Aim of the task:
Leave out the pictures and retype only the lines from the opening line to the line that holds "last_price = 1.2364", both ends included.

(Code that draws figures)

..............................

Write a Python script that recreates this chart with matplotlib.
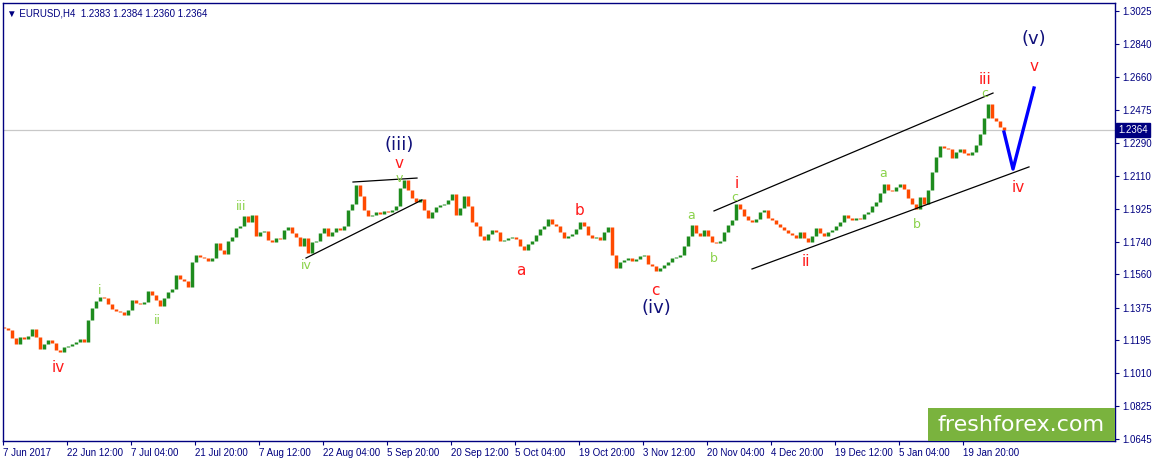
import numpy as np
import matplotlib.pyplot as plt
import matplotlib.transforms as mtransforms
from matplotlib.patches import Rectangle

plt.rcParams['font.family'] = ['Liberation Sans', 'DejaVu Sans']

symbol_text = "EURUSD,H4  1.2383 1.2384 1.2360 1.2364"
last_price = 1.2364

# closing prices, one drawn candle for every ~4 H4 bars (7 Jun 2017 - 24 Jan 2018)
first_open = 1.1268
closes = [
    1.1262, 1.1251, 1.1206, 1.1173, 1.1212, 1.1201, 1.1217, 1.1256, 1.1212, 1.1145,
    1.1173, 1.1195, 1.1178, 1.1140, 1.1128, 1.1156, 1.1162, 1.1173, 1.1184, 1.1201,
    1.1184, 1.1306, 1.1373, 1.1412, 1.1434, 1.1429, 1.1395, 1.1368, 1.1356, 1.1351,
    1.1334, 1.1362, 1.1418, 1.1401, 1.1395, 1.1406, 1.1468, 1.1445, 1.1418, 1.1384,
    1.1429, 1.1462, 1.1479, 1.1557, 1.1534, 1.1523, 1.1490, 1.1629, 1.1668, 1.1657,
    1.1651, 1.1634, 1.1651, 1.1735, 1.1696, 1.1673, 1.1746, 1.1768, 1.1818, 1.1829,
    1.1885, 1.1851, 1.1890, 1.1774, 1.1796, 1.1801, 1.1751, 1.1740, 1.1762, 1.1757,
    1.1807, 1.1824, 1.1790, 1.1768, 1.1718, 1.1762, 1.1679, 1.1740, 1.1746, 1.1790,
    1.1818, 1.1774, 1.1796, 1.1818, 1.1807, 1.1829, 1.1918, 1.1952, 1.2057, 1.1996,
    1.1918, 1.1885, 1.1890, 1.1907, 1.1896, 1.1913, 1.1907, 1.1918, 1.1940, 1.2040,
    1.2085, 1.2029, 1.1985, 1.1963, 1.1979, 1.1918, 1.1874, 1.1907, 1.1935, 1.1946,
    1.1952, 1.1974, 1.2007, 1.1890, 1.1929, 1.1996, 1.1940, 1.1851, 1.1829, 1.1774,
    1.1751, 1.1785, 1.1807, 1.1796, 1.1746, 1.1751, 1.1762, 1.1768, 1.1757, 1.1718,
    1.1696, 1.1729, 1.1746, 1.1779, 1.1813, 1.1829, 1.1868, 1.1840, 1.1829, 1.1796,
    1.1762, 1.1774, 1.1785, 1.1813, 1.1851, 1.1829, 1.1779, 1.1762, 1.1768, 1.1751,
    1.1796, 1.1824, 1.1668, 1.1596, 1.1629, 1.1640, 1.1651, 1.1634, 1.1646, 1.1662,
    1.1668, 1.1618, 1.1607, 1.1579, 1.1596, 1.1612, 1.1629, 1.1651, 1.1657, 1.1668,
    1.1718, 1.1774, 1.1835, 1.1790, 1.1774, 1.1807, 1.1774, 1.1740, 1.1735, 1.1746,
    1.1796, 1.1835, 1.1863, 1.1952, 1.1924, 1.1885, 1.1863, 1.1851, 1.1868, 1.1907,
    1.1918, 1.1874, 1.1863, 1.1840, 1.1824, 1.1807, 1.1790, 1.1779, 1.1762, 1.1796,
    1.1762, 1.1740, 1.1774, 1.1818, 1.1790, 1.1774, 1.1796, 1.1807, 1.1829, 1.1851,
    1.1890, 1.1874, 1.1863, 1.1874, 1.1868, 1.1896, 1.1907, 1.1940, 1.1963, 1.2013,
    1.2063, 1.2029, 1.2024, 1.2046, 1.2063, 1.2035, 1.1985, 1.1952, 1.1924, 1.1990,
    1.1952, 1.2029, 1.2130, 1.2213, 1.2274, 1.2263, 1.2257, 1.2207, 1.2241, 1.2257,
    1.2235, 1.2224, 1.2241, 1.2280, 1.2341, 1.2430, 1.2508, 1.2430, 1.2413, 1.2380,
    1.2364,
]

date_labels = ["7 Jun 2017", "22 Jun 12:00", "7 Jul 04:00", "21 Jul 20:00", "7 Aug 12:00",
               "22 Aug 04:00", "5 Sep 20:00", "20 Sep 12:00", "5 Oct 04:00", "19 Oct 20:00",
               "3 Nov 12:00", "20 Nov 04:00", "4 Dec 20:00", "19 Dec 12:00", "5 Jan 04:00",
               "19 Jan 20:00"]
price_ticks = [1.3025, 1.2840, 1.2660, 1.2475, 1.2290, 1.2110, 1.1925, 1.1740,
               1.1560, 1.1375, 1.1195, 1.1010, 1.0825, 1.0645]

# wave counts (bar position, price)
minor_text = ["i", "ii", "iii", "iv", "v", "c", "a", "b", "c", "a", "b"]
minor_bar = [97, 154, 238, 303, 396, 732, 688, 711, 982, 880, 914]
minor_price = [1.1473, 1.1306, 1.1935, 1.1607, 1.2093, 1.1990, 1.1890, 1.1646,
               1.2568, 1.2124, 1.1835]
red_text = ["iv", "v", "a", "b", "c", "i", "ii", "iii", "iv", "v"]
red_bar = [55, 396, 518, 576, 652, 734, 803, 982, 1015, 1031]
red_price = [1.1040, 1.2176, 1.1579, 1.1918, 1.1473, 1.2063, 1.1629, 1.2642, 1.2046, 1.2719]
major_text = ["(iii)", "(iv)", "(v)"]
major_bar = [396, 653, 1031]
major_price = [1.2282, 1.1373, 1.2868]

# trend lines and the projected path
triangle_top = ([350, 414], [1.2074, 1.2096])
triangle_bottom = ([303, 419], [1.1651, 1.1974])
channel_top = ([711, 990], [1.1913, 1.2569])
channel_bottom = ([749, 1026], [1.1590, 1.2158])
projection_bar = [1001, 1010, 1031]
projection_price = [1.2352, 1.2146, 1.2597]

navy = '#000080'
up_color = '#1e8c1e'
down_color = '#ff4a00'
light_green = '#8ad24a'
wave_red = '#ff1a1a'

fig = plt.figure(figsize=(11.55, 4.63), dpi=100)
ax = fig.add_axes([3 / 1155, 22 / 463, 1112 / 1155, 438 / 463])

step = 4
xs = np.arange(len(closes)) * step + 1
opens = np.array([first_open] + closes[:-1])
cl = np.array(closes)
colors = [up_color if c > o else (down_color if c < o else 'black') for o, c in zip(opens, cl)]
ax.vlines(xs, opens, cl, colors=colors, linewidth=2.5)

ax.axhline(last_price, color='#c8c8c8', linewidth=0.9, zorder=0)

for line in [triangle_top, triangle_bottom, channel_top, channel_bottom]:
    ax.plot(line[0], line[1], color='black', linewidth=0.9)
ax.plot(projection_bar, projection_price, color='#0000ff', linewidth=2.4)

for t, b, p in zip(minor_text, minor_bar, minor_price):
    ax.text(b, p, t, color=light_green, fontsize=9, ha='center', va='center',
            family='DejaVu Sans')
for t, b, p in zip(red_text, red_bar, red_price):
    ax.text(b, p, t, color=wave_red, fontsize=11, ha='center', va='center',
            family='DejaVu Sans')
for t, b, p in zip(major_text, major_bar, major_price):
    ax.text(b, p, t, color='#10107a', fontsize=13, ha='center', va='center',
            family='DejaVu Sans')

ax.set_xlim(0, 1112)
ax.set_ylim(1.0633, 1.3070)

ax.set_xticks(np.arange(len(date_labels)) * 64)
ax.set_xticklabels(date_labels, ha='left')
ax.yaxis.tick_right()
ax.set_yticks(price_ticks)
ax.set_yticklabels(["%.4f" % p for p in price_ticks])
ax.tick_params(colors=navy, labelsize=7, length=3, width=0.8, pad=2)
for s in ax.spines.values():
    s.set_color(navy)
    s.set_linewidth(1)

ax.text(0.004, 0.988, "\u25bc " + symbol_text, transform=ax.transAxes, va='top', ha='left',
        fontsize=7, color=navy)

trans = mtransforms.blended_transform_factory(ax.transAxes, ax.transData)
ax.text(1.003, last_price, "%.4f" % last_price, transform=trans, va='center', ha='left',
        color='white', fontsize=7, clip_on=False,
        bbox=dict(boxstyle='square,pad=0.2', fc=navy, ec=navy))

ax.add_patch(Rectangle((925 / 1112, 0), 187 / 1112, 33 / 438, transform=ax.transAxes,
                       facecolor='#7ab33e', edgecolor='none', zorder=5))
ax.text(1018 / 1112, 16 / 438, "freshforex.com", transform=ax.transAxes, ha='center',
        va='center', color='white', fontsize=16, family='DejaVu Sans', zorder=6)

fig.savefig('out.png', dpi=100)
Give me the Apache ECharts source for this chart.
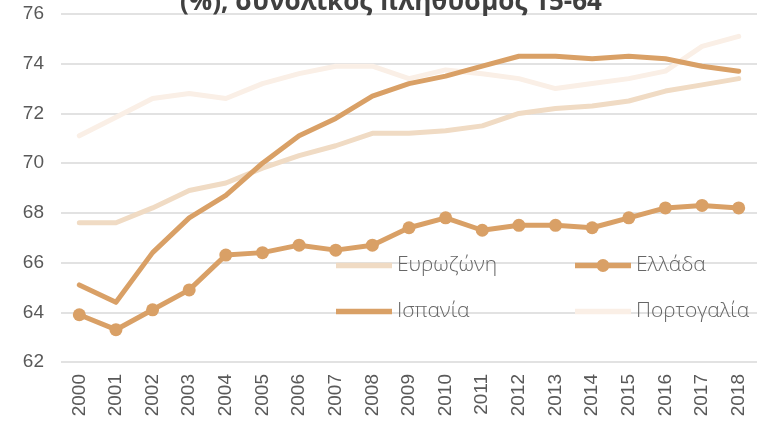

..............................

The result:
Write a Python script that recreates this chart with matplotlib.
import numpy as np
import matplotlib.pyplot as plt
import matplotlib.transforms as mtransforms
from matplotlib.patches import Rectangle

plt.rcParams['font.family'] = ['Liberation Sans', 'DejaVu Sans']

symbol_text = "EURUSD,H4  1.2383 1.2384 1.2360 1.2364"
last_price = 1.2364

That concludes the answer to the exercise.